* _To be done_
What are the lines from the one with "Convert this chart to matplotlib code." through the one with "plt.rcParams['hatch.linewidth'] = 1.2", inclusive? Output them exactly, and leave out the pictures.

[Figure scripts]
● ● ● ● ● ● ●
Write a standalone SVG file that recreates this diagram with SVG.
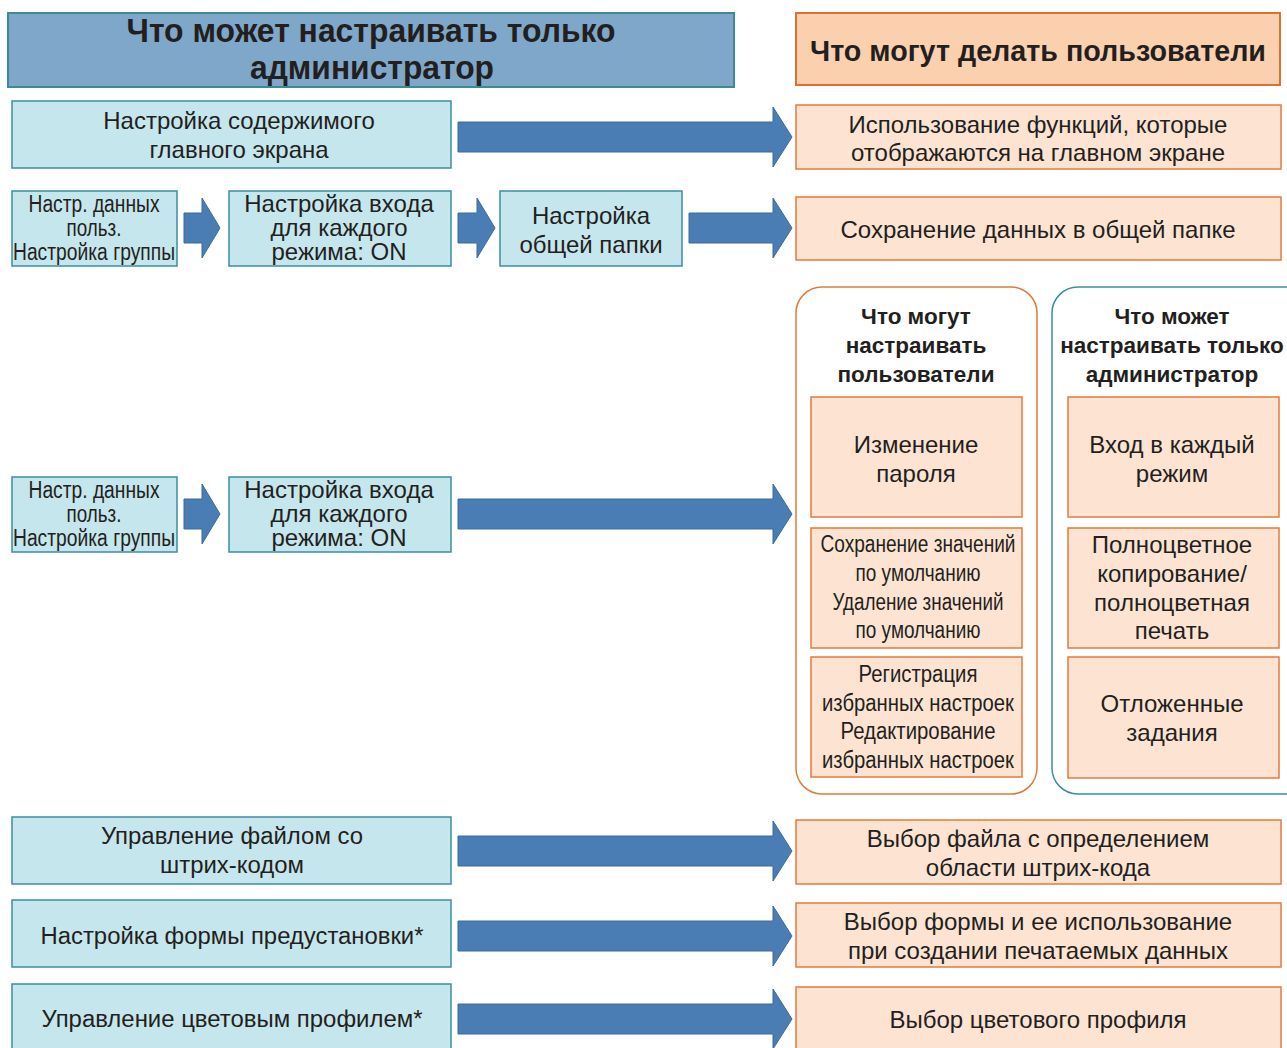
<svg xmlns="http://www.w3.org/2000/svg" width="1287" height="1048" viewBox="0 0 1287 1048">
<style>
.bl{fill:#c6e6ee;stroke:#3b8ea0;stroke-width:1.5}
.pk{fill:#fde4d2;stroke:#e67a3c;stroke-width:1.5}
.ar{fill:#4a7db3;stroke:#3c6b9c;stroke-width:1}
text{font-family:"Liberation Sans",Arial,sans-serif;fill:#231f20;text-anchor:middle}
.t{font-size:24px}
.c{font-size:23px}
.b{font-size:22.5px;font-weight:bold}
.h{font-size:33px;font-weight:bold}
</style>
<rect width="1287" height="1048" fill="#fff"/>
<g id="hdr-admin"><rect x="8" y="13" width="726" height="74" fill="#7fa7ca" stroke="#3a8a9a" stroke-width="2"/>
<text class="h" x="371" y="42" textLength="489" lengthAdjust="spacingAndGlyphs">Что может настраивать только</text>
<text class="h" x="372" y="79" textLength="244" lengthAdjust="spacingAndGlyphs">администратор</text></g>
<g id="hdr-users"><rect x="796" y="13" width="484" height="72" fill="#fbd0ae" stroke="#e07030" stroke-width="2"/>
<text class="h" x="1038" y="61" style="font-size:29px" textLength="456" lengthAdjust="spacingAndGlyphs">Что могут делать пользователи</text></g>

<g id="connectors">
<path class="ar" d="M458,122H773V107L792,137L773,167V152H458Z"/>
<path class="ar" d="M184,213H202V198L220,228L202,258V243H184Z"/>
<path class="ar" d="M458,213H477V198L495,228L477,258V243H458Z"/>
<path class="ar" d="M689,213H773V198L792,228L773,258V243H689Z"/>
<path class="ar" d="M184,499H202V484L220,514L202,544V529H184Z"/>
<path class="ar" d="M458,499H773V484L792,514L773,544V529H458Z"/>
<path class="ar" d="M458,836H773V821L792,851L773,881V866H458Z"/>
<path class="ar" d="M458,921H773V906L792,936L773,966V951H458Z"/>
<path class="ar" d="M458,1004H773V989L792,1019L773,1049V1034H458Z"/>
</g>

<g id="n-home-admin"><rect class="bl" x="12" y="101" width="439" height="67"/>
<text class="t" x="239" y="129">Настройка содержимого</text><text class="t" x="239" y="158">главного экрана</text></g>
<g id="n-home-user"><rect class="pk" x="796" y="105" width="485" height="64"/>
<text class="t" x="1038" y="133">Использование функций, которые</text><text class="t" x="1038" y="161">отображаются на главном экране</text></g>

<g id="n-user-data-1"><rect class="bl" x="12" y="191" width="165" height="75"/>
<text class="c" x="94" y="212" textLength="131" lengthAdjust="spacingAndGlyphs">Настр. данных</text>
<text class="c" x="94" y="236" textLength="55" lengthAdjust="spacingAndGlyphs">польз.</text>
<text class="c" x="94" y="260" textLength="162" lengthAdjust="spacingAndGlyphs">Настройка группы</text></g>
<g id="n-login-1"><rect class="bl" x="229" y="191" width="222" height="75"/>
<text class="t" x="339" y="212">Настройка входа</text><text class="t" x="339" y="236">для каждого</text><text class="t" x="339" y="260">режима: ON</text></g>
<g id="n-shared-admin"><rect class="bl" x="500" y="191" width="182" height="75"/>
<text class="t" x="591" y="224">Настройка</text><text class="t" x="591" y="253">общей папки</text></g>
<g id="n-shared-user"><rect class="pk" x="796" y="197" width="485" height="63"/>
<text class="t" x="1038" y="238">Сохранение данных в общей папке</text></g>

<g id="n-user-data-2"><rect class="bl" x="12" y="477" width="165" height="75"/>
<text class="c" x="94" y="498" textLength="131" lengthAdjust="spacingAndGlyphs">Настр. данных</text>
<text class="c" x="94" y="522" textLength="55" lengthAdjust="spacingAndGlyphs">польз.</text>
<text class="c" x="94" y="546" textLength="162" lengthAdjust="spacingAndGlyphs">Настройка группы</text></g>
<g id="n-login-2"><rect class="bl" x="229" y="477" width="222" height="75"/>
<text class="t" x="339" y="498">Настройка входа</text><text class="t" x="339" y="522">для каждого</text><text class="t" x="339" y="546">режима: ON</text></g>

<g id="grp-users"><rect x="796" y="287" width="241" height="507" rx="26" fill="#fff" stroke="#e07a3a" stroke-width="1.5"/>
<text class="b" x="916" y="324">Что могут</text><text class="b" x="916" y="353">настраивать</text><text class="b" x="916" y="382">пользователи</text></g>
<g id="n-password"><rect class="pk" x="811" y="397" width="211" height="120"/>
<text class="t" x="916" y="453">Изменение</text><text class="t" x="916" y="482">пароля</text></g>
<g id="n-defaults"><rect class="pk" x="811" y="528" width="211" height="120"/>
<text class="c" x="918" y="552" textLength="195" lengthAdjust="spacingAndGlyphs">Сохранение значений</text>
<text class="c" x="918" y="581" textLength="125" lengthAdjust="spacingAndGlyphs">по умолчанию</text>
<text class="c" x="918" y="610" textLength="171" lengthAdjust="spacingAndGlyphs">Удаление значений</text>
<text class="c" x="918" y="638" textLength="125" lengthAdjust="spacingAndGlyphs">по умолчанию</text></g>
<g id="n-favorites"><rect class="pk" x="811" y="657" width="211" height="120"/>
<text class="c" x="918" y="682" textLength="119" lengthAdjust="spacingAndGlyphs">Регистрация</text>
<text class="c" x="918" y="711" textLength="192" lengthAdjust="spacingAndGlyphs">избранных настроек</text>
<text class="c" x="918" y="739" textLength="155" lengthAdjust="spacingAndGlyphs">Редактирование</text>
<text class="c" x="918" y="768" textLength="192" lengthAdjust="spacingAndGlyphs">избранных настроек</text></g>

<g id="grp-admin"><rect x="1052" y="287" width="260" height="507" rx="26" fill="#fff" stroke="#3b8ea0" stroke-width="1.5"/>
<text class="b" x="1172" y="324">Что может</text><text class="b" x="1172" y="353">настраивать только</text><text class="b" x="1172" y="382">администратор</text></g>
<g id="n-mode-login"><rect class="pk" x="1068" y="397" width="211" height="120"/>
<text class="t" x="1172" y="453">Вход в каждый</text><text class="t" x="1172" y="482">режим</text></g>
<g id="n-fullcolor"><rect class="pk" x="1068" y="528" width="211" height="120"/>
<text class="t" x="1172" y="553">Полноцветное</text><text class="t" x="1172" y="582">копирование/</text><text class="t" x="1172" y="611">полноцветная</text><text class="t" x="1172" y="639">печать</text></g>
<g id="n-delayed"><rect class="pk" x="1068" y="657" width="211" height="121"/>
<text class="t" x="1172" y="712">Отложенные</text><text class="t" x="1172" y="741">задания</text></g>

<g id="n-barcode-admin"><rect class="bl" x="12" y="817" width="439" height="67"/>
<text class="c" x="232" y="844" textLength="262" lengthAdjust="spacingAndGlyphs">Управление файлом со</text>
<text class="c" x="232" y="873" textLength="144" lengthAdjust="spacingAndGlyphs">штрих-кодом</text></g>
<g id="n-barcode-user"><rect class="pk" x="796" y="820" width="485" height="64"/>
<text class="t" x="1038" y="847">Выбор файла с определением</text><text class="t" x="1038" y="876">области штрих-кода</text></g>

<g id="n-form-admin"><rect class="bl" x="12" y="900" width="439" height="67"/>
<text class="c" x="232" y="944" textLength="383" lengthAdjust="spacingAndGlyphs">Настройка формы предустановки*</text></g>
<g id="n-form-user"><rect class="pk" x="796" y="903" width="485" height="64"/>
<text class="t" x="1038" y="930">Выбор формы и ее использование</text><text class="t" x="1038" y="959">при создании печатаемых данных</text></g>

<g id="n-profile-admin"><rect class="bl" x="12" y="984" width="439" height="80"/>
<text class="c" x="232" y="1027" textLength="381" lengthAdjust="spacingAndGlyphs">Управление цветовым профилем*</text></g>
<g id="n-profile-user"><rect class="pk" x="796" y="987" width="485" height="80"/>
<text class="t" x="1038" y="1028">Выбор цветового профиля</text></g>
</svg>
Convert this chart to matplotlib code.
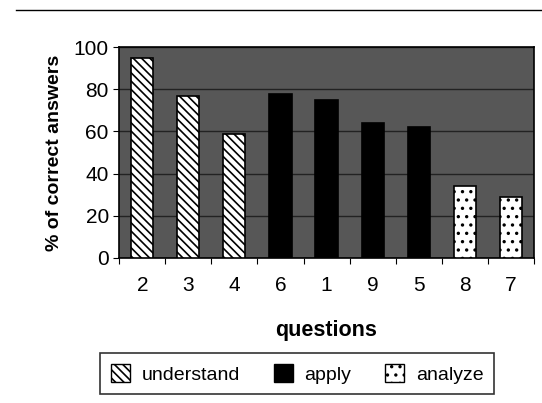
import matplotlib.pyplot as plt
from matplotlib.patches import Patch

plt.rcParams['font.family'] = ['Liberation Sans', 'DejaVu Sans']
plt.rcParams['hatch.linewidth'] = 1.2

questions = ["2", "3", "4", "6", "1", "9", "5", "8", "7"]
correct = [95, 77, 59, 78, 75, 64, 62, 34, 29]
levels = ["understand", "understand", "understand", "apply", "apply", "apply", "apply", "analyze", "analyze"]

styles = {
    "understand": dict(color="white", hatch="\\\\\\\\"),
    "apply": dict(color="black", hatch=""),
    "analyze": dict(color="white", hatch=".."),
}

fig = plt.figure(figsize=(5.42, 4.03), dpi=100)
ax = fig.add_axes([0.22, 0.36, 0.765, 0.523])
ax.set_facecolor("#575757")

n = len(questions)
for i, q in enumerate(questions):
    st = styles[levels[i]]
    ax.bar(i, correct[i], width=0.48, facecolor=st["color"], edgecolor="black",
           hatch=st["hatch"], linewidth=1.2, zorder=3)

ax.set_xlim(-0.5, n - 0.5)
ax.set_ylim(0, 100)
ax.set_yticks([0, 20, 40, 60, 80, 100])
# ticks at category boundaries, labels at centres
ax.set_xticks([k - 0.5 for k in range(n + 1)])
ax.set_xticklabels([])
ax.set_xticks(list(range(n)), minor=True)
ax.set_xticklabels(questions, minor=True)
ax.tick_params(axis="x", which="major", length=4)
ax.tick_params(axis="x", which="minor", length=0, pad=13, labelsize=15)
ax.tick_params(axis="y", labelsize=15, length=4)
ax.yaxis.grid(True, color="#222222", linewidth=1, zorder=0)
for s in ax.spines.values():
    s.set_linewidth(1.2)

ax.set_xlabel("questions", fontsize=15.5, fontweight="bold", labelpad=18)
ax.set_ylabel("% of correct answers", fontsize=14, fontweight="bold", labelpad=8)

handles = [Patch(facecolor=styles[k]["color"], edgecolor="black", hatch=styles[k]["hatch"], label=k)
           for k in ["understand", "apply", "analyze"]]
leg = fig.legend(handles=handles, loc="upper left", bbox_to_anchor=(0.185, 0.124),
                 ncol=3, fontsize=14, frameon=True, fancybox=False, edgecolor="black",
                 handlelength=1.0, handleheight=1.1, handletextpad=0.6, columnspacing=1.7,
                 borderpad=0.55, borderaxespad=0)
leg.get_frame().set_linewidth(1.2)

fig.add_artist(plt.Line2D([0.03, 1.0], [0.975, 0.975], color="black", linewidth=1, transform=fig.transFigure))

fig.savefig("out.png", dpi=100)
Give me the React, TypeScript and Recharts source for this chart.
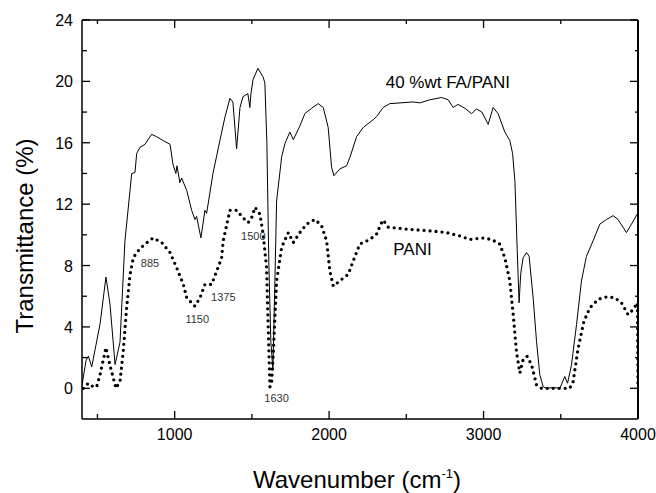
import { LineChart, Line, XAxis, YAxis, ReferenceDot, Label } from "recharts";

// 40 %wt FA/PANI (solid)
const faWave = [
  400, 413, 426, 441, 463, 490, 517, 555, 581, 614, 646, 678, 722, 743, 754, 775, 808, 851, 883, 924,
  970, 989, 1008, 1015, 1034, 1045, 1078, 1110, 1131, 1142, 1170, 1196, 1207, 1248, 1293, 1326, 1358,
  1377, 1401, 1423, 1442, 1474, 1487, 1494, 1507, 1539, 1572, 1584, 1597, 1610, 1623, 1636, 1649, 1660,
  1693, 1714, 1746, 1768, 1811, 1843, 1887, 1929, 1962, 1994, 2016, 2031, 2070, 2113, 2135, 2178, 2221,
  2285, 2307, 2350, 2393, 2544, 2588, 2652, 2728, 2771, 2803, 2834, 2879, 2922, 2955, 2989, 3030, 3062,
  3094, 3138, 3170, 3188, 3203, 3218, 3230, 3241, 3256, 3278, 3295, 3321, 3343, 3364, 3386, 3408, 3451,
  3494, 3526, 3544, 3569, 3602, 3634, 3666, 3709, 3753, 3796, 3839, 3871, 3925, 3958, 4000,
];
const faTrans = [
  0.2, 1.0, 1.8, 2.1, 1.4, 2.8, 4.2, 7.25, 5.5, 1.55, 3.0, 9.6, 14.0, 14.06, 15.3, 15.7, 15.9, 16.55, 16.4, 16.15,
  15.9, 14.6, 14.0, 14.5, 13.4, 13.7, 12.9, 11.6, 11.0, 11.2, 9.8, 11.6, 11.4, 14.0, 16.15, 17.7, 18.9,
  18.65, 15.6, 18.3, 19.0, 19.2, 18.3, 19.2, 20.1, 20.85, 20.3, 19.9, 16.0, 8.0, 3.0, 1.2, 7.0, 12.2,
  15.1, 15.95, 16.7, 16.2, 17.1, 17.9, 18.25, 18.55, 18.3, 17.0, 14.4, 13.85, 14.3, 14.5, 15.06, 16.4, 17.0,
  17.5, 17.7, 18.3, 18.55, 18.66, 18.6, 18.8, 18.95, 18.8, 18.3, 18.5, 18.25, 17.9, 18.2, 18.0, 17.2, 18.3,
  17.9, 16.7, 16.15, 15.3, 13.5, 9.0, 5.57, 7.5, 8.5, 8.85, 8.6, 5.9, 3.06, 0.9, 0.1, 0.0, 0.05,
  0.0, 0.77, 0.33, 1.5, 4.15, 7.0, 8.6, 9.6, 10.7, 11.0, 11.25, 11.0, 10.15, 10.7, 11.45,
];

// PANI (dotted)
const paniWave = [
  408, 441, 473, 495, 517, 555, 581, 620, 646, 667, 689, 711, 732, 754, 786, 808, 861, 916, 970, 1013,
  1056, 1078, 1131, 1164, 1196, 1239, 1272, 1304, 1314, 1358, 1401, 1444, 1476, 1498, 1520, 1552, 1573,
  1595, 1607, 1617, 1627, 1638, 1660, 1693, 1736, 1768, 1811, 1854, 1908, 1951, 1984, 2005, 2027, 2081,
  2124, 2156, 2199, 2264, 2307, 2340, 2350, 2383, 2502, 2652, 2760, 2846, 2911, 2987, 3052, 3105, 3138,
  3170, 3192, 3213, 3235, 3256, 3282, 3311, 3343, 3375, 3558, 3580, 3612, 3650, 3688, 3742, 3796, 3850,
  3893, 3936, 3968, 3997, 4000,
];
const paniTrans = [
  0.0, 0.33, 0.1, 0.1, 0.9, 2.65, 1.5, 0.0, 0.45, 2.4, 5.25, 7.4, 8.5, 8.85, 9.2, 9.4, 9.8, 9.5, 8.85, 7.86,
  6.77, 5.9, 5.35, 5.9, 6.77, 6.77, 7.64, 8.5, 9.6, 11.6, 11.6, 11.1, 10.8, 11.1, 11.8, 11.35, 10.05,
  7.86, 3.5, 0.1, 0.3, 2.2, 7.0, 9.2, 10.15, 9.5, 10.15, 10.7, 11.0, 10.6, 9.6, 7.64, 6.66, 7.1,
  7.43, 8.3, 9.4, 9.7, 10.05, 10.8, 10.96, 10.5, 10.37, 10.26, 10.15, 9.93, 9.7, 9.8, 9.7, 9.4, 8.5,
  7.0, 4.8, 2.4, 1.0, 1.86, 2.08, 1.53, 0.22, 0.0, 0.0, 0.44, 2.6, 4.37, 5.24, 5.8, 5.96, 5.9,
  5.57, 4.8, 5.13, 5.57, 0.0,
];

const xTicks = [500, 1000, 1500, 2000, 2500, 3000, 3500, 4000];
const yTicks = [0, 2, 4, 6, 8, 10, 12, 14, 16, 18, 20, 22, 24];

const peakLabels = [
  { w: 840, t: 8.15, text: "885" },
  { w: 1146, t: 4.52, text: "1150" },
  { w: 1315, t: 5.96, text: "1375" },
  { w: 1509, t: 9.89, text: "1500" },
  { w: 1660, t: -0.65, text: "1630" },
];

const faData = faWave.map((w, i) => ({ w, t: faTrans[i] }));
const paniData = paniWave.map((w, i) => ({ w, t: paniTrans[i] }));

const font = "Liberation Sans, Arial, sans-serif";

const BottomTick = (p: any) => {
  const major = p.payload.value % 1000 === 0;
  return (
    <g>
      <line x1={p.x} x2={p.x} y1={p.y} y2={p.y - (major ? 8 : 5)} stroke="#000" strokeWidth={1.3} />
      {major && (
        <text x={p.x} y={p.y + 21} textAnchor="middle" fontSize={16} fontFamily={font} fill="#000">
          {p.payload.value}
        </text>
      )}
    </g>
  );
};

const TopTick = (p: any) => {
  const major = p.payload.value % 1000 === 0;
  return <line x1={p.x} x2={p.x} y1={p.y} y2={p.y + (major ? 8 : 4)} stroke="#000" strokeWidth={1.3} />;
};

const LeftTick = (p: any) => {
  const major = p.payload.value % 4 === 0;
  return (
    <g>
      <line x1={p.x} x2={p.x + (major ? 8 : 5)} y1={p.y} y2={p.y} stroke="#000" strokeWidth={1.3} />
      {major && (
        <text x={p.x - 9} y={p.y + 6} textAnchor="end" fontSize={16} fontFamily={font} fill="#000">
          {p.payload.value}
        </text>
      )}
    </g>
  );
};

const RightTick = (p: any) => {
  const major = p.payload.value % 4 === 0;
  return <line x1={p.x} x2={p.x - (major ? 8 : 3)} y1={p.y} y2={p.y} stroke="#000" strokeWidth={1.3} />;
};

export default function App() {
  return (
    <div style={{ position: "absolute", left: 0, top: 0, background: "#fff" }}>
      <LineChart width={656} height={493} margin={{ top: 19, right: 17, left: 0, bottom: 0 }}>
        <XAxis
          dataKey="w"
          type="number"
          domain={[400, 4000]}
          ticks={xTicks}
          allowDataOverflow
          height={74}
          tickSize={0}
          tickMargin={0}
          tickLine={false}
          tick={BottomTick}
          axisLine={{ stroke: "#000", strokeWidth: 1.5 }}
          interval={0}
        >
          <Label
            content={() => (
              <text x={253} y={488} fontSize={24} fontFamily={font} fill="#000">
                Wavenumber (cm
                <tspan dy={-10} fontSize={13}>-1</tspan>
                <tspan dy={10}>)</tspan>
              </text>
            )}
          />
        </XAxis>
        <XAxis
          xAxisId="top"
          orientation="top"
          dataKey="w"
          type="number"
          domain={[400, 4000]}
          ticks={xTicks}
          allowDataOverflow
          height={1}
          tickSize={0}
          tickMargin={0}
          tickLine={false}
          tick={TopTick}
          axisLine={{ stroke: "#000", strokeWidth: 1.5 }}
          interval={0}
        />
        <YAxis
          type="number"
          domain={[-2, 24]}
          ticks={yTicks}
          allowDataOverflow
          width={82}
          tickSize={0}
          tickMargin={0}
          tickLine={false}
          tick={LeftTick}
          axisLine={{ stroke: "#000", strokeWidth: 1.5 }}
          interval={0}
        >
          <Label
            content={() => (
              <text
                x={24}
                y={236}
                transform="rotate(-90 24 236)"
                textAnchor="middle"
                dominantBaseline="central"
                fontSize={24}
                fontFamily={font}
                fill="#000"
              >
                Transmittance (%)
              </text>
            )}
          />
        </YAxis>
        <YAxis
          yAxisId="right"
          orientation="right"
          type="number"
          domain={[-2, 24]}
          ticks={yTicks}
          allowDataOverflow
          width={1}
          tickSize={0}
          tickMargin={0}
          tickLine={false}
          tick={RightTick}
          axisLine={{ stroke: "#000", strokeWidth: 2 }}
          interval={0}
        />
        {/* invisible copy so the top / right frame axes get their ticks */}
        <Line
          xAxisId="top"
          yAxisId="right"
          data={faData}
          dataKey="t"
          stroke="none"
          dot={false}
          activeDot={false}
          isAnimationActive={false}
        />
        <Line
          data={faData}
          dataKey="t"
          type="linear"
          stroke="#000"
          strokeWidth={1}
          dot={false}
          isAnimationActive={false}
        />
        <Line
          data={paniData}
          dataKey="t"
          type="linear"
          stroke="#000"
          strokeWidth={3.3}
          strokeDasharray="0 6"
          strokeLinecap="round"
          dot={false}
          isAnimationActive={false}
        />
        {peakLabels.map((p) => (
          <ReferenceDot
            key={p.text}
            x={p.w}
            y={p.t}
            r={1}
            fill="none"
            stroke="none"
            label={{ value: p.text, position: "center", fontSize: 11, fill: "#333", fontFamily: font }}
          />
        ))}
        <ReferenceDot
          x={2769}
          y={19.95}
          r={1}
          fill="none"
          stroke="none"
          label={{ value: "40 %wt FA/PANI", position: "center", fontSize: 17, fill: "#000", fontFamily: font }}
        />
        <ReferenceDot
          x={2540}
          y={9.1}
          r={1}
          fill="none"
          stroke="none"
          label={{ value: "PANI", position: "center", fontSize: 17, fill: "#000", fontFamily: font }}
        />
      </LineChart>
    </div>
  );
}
● ● ● ● ● ● ●
* _Written response_
Convert this chart to matplotlib code.
import matplotlib.pyplot as plt
from matplotlib.patches import Patch

plt.rcParams['font.family'] = ['Liberation Sans', 'DejaVu Sans']
plt.rcParams['hatch.linewidth'] = 1.2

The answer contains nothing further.